In that sense, it is perhaps fitting that Clemson can clinch the division against Virginia, the team that spurred the Tigers into offering Palmer a scholarship.
"There has been a lot of fuel to my fire about how many people told me I wasn't going to play, I was a fallback prospect," Palmer said. "And yet, I was a fallback prospect. I don't doubt or argue that.
"So many people said I'd never play and I might end up being a contributor my senior year. I'm human. Some people read that stuff and believe it. Other people read it and want to go out and prove them wrong. The latter was definitely part of what it has been about for me."
Palmer was the lowest ranked of the Tigers' 19 signees in 2006, a two-star project out of Liliburn, Ga. A lifelong Georgia Tech fan, Palmer was told by its staff that they hoped to convert tight end commitment Austin Barrick to a defensive player.
He thought he impressed Clemson's staff during a 7-on-7 camp the summer before his senior season, yet his recruiter - former defensive assistant Ron West - held off extending an offer despite staying in contact. Palmer's perceived skill level as well as the team's numbers at tight end were potential factors.
The disappointment over the big-time programs' lack of interest carried over into his senior season, and the thought of weighing several small-school basketball offers crossed Palmer's mind.
That December, Palmer received the promise of an offer from Virginia. Palmer was intrigued by the Cavaliers, but had so enjoyed his Clemson trips that he gave the Tigers an opportunity to match with an offer.
Competition prompted the staff to offer him two weeks later, Palmer said, ending his stressful recruitment.
"When you think back on it and see these guys with 50 offers on the table, I honestly thought I was going to be one of those guys, and I thought I deserved it," Palmer said. "But looking back on it, I didn't really have to consider anything. I had it down to two schools. It was a complete blessing in disguise to not have to worry about so many options. It's funny how things work out."

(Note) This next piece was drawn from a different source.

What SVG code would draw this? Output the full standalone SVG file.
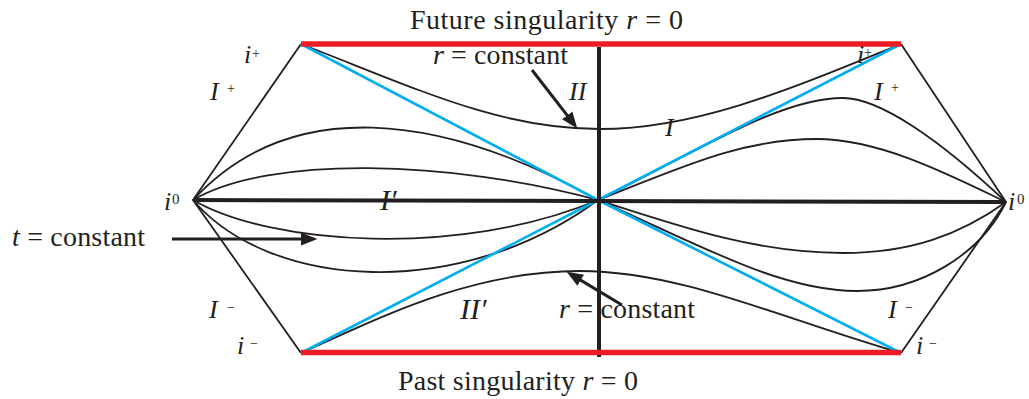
<svg xmlns="http://www.w3.org/2000/svg" width="1029" height="399" viewBox="0 0 1029 399">
<style>
.thin{fill:none;stroke:#231f20;stroke-width:1.8;stroke-linejoin:round}
.thick{fill:none;stroke:#231f20;stroke-width:4}
.sing{fill:none;stroke:#ed1c24;stroke-width:5.5}
.hor{fill:none;stroke:#00aeef;stroke-width:2.6}
.arr{fill:none;stroke:#231f20;stroke-width:3}
text{font-family:"Liberation Serif","Times New Roman",serif;fill:#231f20}
.cap{font-size:28px}
.lab{font-size:26px}
.it{font-style:italic}
.sup{font-size:14px;font-style:normal}
</style>
<defs>
<marker id="ah" markerUnits="userSpaceOnUse" markerWidth="17" markerHeight="14" viewBox="0 0 17 14" refX="8" refY="7" orient="auto">
<path d="M0,0.5 L16.5,7 L0,13.5 z" fill="#231f20"/>
</marker>
</defs>
<rect width="1029" height="399" fill="#ffffff"/>
<g id="connectors">
<g id="boundary">
<path class="thin" d="M301,44 L193,200 L301,353"/>
<path class="thin" d="M901,44 L1006,202 L901,353"/>
</g>
<g id="t-constant-curves">
<path class="thin" d="M193,200 C290,95 440,112 598,200"/>
<path class="thin" d="M193,200 C270,155 450,160 598,200"/>
<path class="thin" d="M193,200 C270,245 460,258 598,200"/>
<path class="thin" d="M193,200 C270,290 460,302 598,200"/>
<path class="thin" d="M598,200 C700,150 780,98 843,98 C880,98 940,140 1006,202"/>
<path class="thin" d="M598,200 C680,168 740,139 817,139 C880,139 950,175 1006,202"/>
<path class="thin" d="M598,200 C690,230 760,253 843,253 C910,253 960,235 1006,202"/>
<path class="thin" d="M598,200 C700,245 780,291 857,291 C920,291 980,255 1006,202"/>
</g>
<g id="r-constant-curves">
<path class="thin" d="M301,44 C420,90 500,129 600,129 C700,129 800,85 901,44"/>
<path class="thin" d="M301,353 C380,318 470,271 580,271 C680,271 780,318 901,353"/>
</g>
<g id="horizons">
<path class="hor" d="M301,44 L598,200 L901,353"/>
<path class="hor" d="M901,44 L598,200 L301,353"/>
</g>
<g id="axes">
<path class="thick" d="M193,200 L1006,202"/>
<path class="thick" d="M599,47 L599,357"/>
</g>
<g id="singularities">
<path class="sing" d="M301,44 L901,44"/>
<path class="sing" d="M301,352.5 L901,352.5"/>
</g>
<g id="arrows">
<path class="arr" d="M532,70 L572.1,121.7" marker-end="url(#ah)"/>
<path class="arr" d="M172,239 L309,239" marker-end="url(#ah)"/>
<path class="arr" d="M622,305 L573.9,276.1" marker-end="url(#ah)"/>
</g>
</g>
<g id="label-future">
<text class="cap" x="410" y="29" textLength="273">Future singularity <tspan class="it">r</tspan> = 0</text>
</g>
<g id="label-past">
<text class="cap" x="398" y="390" textLength="240">Past singularity <tspan class="it">r</tspan> = 0</text>
</g>
<g id="label-r-upper">
<text class="cap" x="433" y="64" textLength="135"><tspan class="it">r</tspan> = constant</text>
</g>
<g id="label-r-lower">
<text class="cap" x="559" y="318" textLength="136"><tspan class="it">r</tspan> = constant</text>
</g>
<g id="label-t">
<text class="cap" x="12" y="246" textLength="133"><tspan class="it">t</tspan> = constant</text>
</g>
<g id="region-II"><text class="lab it" x="569" y="100">II</text></g>
<g id="region-I"><text class="lab it" x="665" y="136">I</text></g>
<g id="region-I-prime"><text class="it" font-size="30" x="380" y="210">I′</text></g>
<g id="region-II-prime"><text class="it" font-size="30" x="460" y="319">II′</text></g>
<g id="left-i-plus"><text class="lab it" x="244" y="63">i</text><text class="sup" x="252" y="58">+</text></g>
<g id="left-scri-plus"><text class="lab it" x="210" y="100">I</text><text class="sup" x="227" y="93">+</text></g>
<g id="right-i-plus"><text class="lab it" x="857" y="63">i</text><text class="sup" x="864" y="57">+</text></g>
<g id="right-scri-plus"><text class="lab it" x="874" y="100">I</text><text class="sup" x="891" y="92">+</text></g>
<g id="left-i-zero"><text class="lab it" x="164" y="210">i</text><text font-size="15" x="172" y="204">0</text></g>
<g id="right-i-zero"><text class="lab it" x="1008" y="210">i</text><text font-size="15" x="1017" y="204">0</text></g>
<g id="left-scri-minus"><text class="lab it" x="209" y="318">I</text><text class="sup" x="227" y="312">−</text></g>
<g id="left-i-minus"><text class="lab it" x="237" y="354">i</text><text class="sup" x="250" y="348">−</text></g>
<g id="right-scri-minus"><text class="lab it" x="888" y="318">I</text><text class="sup" x="905" y="312">−</text></g>
<g id="right-i-minus"><text class="lab it" x="916" y="354">i</text><text class="sup" x="929" y="348">−</text></g>
</svg>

In addition to his blocking skills, he has emerged as redshirt freshman quarterback Kyle Parker's go-to target on pivotal downs.
Palmer is second on the team with 27 catches for 303 yards and three touchdowns, the most receptions by a tight end since 1971.

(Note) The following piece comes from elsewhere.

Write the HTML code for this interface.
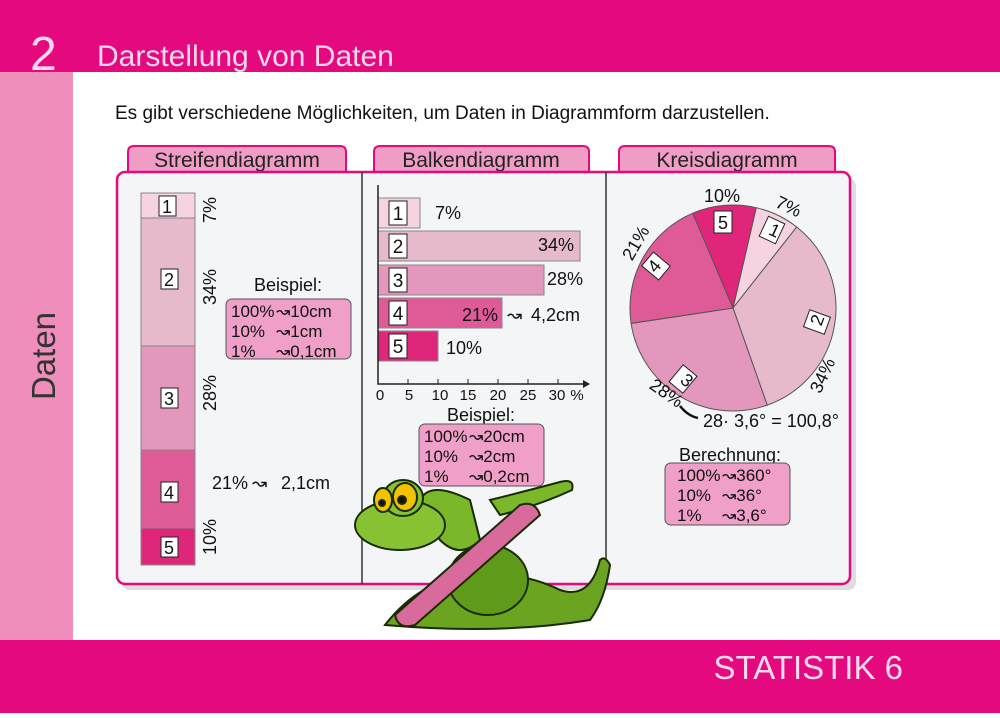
<!DOCTYPE html>
<html><head><meta charset="utf-8"><style>
body{margin:0;width:1000px;height:713px;overflow:hidden;background:#fff;font-family:"Liberation Sans",sans-serif}
svg text{font-family:"Liberation Sans",sans-serif}
</style></head><body>
<svg width="1000" height="713" viewBox="0 0 1000 713" xmlns="http://www.w3.org/2000/svg">
<rect x="0" y="0" width="1000" height="72" fill="#e5097f"/>
<rect x="0" y="72" width="73" height="568" fill="#ef8dbb"/>
<rect x="0" y="640" width="1000" height="73" fill="#e5097f"/>
<text x="30" y="70" font-size="48" fill="#fbd9ea">2</text>
<text x="97" y="66" font-size="30" fill="#fbd9ea">Darstellung von Daten</text>
<text x="903" y="679" font-size="33" fill="#fbd9ea" text-anchor="end">STATISTIK 6</text>
<text transform="translate(55,356) rotate(-90)" font-size="33" fill="#333" text-anchor="middle">Daten</text>
<text x="115" y="119" font-size="19" fill="#111">Es gibt verschiedene Möglichkeiten, um Daten in Diagrammform darzustellen.</text>
<g fill="#ef9dc5" stroke="#e5097f" stroke-width="2">
<path d="M128,174 V152 Q128,146 134,146 H340 Q346,146 346,152 V174Z"/>
<path d="M374,174 V152 Q374,146 380,146 H583 Q589,146 589,152 V174Z"/>
<path d="M619,174 V152 Q619,146 625,146 H829 Q835,146 835,152 V174Z"/>
</g>
<text x="237" y="167" font-size="21" fill="#222" text-anchor="middle">Streifendiagramm</text>
<text x="481" y="167" font-size="21" fill="#222" text-anchor="middle">Balkendiagramm</text>
<text x="727" y="167" font-size="21" fill="#222" text-anchor="middle">Kreisdiagramm</text>
<rect x="119" y="175" width="734" height="412" rx="8" fill="#bbb" opacity=".5" transform="translate(3,3)"/>
<rect x="117" y="172" width="733" height="412" rx="8" fill="#f4f5f7" stroke="#e5097f" stroke-width="2.5"/>
<line x1="362" y1="172" x2="362" y2="584" stroke="#333" stroke-width="1.5"/>
<line x1="606" y1="172" x2="606" y2="584" stroke="#333" stroke-width="1.5"/>
<g stroke="#888" stroke-width="1">
<rect x="141" y="193" width="54" height="25" fill="#f5d3e1"/>
<rect x="141" y="218" width="54" height="128" fill="#e6b9cc"/>
<rect x="141" y="346" width="54" height="104" fill="#e397bc"/>
<rect x="141" y="450" width="54" height="78" fill="#de5b97"/>
<rect x="141" y="528" width="54" height="37" fill="#e0267b"/>
</g>
<g fill="#fff" stroke="#222" stroke-width="1">
<rect x="159" y="196" width="17" height="20"/><rect x="161" y="269" width="17" height="20"/>
<rect x="161" y="388" width="17" height="20"/><rect x="161" y="482" width="17" height="20"/><rect x="161" y="537" width="17" height="20"/>
</g>
<g font-size="18" fill="#111" text-anchor="middle">
<text x="167" y="213">1</text><text x="169" y="286">2</text><text x="169" y="405">3</text><text x="169" y="499">4</text><text x="169" y="554">5</text>
</g>
<g font-size="18" fill="#111" text-anchor="middle">
<text transform="translate(216,210) rotate(-90)">7%</text>
<text transform="translate(216,287) rotate(-90)">34%</text>
<text transform="translate(216,393) rotate(-90)">28%</text>
<text transform="translate(216,537) rotate(-90)">10%</text>
</g>
<g font-size="18" fill="#111"><text x="212" y="489">21%</text><text x="252" y="489">↝</text><text x="281" y="489">2,1cm</text></g>
<text x="288" y="291" font-size="18" fill="#111" text-anchor="middle">Beispiel:</text>
<rect x="226" y="299" width="125" height="60" rx="6" fill="#f0a0c8" stroke="#555"/>
<g font-size="17" fill="#111"><text x="231" y="317">100%</text><text x="231" y="337">10%</text><text x="231" y="357">1%</text>
<text x="276" y="317">↝10cm</text><text x="276" y="337">↝1cm</text><text x="276" y="357">↝0,1cm</text></g>
<g stroke="#888" stroke-width="1">
<rect x="378" y="198" width="42" height="30" fill="#f5d3e1"/>
<rect x="378" y="231" width="202" height="30" fill="#e6b9cc"/>
<rect x="378" y="265" width="166" height="30" fill="#e397bc"/>
<rect x="378" y="298" width="124" height="30" fill="#de5b97"/>
<rect x="378" y="331" width="60" height="30" fill="#e0267b"/>
</g>
<g fill="#fff" stroke="#222"><rect x="389" y="201" width="18" height="24"/><rect x="389" y="234" width="18" height="24"/><rect x="389" y="268" width="18" height="24"/><rect x="389" y="301" width="18" height="24"/><rect x="389" y="334" width="18" height="24"/></g>
<g font-size="19" fill="#111" text-anchor="middle"><text x="398" y="220">1</text><text x="398" y="253">2</text><text x="398" y="287">3</text><text x="398" y="320">4</text><text x="398" y="353">5</text></g>
<g font-size="18" fill="#111"><text x="435" y="219">7%</text><text x="538" y="251">34%</text><text x="547" y="285">28%</text><text x="462" y="321">21%</text><text x="446" y="354">10%</text><text x="507" y="321">↝</text><text x="531" y="321">4,2cm</text></g>
<path d="M378,185 V384 H583" fill="none" stroke="#222" stroke-width="1.5"/>
<path d="M583,380 L590,384 L583,388Z" fill="#222"/>
<g stroke="#222"><line x1="408" y1="379" x2="408" y2="384"/><line x1="438" y1="379" x2="438" y2="384"/><line x1="468" y1="379" x2="468" y2="384"/><line x1="498" y1="379" x2="498" y2="384"/><line x1="528" y1="379" x2="528" y2="384"/><line x1="558" y1="379" x2="558" y2="384"/></g>
<g font-size="15" fill="#111" text-anchor="middle"><text x="380" y="400">0</text><text x="409" y="400">5</text><text x="440" y="400">10</text><text x="468" y="400">15</text><text x="498" y="400">20</text><text x="528" y="400">25</text><text x="557" y="400">30</text><text x="577" y="400">%</text></g>
<text x="481" y="421" font-size="18" fill="#111" text-anchor="middle">Beispiel:</text>
<rect x="419" y="424" width="125" height="62" rx="6" fill="#f0a0c8" stroke="#555"/>
<g font-size="17" fill="#111"><text x="424" y="442">100%</text><text x="424" y="462">10%</text><text x="424" y="482">1%</text>
<text x="469" y="442">↝20cm</text><text x="469" y="462">↝2cm</text><text x="469" y="482">↝0,2cm</text></g>
<g stroke="#555" stroke-width="1">
<path d="M733,308 L756.2,207.7 A103,103 0 0 1 796.7,227Z" fill="#f5d3e1"/>
<path d="M733,308 L796.7,227 A103,103 0 0 1 767.2,405.1Z" fill="#e6b9cc"/>
<path d="M733,308 L767.2,405.1 A103,103 0 0 1 631.1,323.4Z" fill="#e397bc"/>
<path d="M733,308 L631.1,323.4 A103,103 0 0 1 692.8,213.2Z" fill="#de5b97"/>
<path d="M733,308 L692.8,213.2 A103,103 0 0 1 756.2,207.7Z" fill="#e0267b"/>
</g>
<g fill="#fff" stroke="#222">
<rect x="714" y="211" width="18" height="22"/>
<rect x="-9" y="-11" width="18" height="22" transform="translate(772,230) rotate(25)"/>
<rect x="-9" y="-11" width="18" height="22" transform="translate(817,322) rotate(-70)"/>
<rect x="-9" y="-11" width="18" height="22" transform="translate(683,379) rotate(40)"/>
<rect x="-9" y="-11" width="18" height="22" transform="translate(656,266) rotate(-50)"/>
</g>
<g font-size="18" fill="#111" text-anchor="middle">
<text x="723" y="229">5</text>
<text transform="translate(772,236) rotate(25)">1</text>
<text transform="translate(823,322) rotate(-70)">2</text>
<text transform="translate(683,385) rotate(40)">3</text>
<text transform="translate(659,270) rotate(-50)">4</text>
<text x="722" y="202">10%</text>
<text transform="translate(786,212) rotate(25)">7%</text>
<text transform="translate(828,378) rotate(-65)">34%</text>
<text transform="translate(663,398) rotate(35)">28%</text>
<text transform="translate(641,246) rotate(-60)">21%</text>
</g>
<text x="703" y="427" font-size="18" fill="#111">28· 3,6° = 100,8°</text>
<path d="M680,406 Q688,416 698,418" fill="none" stroke="#111" stroke-width="2.5"/>
<text x="730" y="461" font-size="18" fill="#111" text-anchor="middle">Berechnung:</text>
<rect x="665" y="463" width="125" height="62" rx="6" fill="#f0a0c8" stroke="#555"/>
<g font-size="17" fill="#111"><text x="677" y="481">100%</text><text x="677" y="501">10%</text><text x="677" y="521">1%</text>
<text x="722" y="481">↝360°</text><text x="722" y="501">↝36°</text><text x="722" y="521">↝3,6°</text></g>
<g stroke="#1a2a05" stroke-width="2">
<path d="M385,625 Q420,580 470,575 Q520,570 560,590 Q590,600 600,560 Q605,555 610,565 Q605,600 590,620 Q500,635 385,625Z" fill="#6aa420"/>
<ellipse cx="488" cy="580" rx="40" ry="35" fill="#5f9a1a"/>
<path d="M420,500 Q430,480 470,500 L480,540 Q460,560 440,540Z" fill="#7ab82a"/>
<ellipse cx="400" cy="525" rx="45" ry="25" fill="#86c232"/>
<ellipse cx="403" cy="498" rx="20" ry="18" fill="#86c232"/>
<ellipse cx="405" cy="497" rx="12" ry="14" fill="#f2c200"/>
<ellipse cx="383" cy="500" rx="9" ry="12" fill="#f2c200"/>
<circle cx="402" cy="500" r="4" fill="#111"/><circle cx="382" cy="503" r="3" fill="#111"/>
<path d="M490,500 Q530,490 560,482 Q575,478 572,490 Q540,505 500,515Z" fill="#7ab82a"/>
<path d="M395,615 L520,505 Q535,500 540,515 L415,625 Q398,630 395,615Z" fill="#d96a9c"/>
</g>
</svg>
</body></html>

"He'll be a better coach than I'll ever dream to be, that's what kind of mind he's got," offensive coordinator Billy Napier said. "It's all about anticipation. He knows everybody's job. He knows the quarterback's read, the defensive front, he knows protections. And one of the things, because he's been so smart, we've been able to expand his role. He's been all over the field. He has a high, high retention rate. He can remember plays we ran three years ago.
"Mentally (he's) just on a whole other level, and anybody will tell you that. He's a rarity. He'll make an NFL team because somebody will give him a chance and he'll go in there and be coaching everybody on the field before it's all said and done."
Before it's said and done, Palmer wishes to find out why schools did not push harder for his services.
"I actually want to know," Palmer said. "I don't think it's possible to get lower ratings than what I got coming out of high school."